Additional methods of mortgage financing

In some cases the traditional means of obtaining a mortgage may not be useful or financially advantageous. In such cases creative mortgage financing may prove helpful. Creative mortgage financing is essentially any type of mortgage financing that does not conform to traditional means. For example, seller financing eliminates the need for a traditional mortgage loan and process altogether. In such cases, the seller of the home may offer favorable interest rates, a more flexible loan application process and a more personalized lending experience. What is more seller financing may overlook some factors that would be held against a borrower by a potentially more conservative lender.

Another type of creative mortgage financing may involve mortgage assumptions which are when a home owner or mortgage buyer sells the mortgage to another lender through a process called mortgage assumption. In such cases, new owners may be added to the mortgage or the mortgage may be assumed in its entirety by one or more new borrowers. The application procedure for such an assumption may be made less rigorous with multiple persons assuming the loan due to a potentially increased income leverage and capacity to take on the mortgage.

A third strategy one may try is to obtain a mortgage from an international lender in a foreign currency. If the value of currency declines or the value of one's own currency rises, one is effectively benefiting from changes in the exchange rate making the cost of the home potentially less than one may be able to obtain in conventional markets. Additionally, the lending requirements from an international lender may not be the same allowing the loan to be processed more easily.

Re-applying for mortgage financing

There are a number of reasons a mortgage application may be rejected. Usually the rejection has to do with the assessment of one's financial strength, lack of funds by the mortgage lender, or an unreasonable mortgage request. A few helpful steps a borrower may take in such instances are the following:

Inquire to the lender: Asking the lender why a mortgage application was rejected can help the borrower asses how to improve the application.
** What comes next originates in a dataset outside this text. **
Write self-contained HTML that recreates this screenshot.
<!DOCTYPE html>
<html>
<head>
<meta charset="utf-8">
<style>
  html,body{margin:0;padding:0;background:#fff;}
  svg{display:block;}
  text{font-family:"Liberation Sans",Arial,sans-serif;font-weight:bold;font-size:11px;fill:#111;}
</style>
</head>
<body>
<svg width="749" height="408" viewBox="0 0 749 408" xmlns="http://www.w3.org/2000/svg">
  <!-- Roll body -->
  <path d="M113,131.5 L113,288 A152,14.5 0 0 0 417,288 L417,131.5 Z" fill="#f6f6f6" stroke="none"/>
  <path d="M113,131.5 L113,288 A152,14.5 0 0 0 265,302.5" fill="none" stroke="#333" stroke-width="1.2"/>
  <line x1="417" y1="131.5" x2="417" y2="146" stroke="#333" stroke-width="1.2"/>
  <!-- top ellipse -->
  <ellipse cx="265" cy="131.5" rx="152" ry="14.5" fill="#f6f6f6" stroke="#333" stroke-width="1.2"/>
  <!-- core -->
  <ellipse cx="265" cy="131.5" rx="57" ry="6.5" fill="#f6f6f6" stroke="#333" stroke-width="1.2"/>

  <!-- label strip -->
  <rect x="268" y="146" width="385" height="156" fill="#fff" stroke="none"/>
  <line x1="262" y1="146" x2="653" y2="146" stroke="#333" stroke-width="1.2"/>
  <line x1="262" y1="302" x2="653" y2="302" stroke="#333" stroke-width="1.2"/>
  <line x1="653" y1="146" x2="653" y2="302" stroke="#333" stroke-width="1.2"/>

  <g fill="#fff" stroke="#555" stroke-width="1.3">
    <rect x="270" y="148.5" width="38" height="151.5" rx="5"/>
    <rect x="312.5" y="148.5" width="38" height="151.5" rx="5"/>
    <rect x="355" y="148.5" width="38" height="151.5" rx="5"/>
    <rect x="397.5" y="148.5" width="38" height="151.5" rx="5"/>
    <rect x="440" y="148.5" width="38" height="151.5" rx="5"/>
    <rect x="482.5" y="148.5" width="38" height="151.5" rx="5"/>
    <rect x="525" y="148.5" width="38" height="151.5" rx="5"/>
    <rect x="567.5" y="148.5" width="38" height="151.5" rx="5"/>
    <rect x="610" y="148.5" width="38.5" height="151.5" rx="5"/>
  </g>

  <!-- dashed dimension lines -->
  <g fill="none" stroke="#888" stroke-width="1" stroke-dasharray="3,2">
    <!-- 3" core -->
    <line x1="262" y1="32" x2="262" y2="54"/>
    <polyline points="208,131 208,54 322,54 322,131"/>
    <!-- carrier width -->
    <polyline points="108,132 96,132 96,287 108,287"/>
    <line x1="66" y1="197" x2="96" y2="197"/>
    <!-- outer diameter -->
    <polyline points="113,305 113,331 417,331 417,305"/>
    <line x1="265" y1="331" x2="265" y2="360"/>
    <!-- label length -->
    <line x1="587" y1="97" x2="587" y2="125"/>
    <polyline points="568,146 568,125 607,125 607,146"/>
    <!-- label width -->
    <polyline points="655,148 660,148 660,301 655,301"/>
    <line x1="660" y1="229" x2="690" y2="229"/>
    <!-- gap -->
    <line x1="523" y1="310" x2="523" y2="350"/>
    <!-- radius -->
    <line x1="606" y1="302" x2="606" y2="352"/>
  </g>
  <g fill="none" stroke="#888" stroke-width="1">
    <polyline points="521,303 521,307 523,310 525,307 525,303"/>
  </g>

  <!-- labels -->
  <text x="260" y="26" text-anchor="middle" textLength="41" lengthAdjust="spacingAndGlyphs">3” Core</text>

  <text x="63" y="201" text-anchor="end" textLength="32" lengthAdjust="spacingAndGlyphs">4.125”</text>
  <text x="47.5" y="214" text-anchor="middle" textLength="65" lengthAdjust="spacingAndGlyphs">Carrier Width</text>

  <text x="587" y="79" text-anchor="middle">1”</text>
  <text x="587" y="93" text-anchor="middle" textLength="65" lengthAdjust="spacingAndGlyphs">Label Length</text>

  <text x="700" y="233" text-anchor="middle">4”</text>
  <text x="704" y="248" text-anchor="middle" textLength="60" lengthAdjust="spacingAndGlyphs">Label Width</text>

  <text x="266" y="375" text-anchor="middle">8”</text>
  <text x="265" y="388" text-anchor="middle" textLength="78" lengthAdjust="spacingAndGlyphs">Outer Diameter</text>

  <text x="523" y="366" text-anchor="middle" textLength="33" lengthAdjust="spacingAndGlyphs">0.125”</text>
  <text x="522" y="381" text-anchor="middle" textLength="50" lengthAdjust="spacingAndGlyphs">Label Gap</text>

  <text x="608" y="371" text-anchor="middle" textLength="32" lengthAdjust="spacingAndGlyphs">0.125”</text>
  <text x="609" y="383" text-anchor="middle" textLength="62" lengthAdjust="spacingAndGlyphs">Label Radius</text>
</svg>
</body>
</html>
Build credit rating: Sometimes a poor or less than stellar credit rating can be a reason for a mortgage application rejection. Building credit by paying bills on time, obtaining a secured or unsecured credit card and then paying it regularly over time can build credit.
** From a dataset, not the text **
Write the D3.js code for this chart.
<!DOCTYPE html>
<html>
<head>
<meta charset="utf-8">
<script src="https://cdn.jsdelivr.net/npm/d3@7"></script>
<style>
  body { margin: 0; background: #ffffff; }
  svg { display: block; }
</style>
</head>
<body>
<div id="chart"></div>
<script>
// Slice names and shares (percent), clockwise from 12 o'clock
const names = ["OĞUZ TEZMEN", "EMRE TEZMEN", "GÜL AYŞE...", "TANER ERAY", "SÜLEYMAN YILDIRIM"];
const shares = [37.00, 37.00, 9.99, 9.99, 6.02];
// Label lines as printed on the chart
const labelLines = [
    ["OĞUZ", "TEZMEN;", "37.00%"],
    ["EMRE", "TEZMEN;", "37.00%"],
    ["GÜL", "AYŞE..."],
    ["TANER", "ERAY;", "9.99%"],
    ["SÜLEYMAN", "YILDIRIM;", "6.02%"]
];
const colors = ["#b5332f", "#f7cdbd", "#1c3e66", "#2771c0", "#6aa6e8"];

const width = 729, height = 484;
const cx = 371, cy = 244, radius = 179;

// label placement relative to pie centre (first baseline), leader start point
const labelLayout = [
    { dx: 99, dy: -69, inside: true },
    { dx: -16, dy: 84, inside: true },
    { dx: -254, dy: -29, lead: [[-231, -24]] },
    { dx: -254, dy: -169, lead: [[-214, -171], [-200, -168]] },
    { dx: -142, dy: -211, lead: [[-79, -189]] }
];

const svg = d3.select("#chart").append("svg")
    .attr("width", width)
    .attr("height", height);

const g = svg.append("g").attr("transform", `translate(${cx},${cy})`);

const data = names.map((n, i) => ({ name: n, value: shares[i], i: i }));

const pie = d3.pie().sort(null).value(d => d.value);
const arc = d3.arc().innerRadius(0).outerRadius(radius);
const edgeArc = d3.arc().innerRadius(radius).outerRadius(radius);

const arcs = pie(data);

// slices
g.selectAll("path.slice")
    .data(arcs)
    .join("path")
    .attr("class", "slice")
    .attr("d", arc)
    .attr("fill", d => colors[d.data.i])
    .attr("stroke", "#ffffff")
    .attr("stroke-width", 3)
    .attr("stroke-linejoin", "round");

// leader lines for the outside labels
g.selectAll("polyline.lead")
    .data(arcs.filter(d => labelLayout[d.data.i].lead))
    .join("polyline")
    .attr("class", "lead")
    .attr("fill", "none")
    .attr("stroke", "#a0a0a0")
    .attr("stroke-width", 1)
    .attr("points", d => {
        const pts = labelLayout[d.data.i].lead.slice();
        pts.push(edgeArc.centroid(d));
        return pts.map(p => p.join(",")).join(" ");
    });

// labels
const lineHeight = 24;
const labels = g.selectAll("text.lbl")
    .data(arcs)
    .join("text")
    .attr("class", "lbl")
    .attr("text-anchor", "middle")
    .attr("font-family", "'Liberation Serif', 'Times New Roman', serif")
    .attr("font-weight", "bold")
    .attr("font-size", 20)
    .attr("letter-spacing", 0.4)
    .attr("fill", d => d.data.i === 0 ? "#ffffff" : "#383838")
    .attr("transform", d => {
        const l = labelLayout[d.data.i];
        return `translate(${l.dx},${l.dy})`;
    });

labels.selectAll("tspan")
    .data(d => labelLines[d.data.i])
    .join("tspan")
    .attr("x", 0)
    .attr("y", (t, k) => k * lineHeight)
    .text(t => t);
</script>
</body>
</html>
Increase down payment: An increased down payment will demonstrate a greater commitment on behalf of the buyer and lower the risk for the lender. Both of which should have a positive influence on a mortgage application.

Lower debt-to-income ratio: The debt to income ratio is one's total debt in proportion to one's income. The lower one's debt level in relation to one's income the greater lending potential a borrower may have.

Apply for a smaller amount: If the amount of the mortgage amount being requested is too high an applicant may not have the earnings capacity to make consistent payments. Lowering the mortgage amount to a value within affordability can assist in the application process.

The mortgage process is sometimes lengthy and can involve significant time, energy and preparation to complete. This does not mean obtaining a mortgage is impossible, rather it is quite the opposite. The information in this article can be of assistance in becoming familiar with mortgages and how to obtain them.

In any case, researching different types of mortgages and lenders is essential to knowing what is required and in acquiring an optimal loan. Additionally, understanding what to do if a mortgage application is denied can assist one in improving one's quest for mortgage financing. In sum, the more acclimatized one becomes with the mortgage process, the more manageable is should become.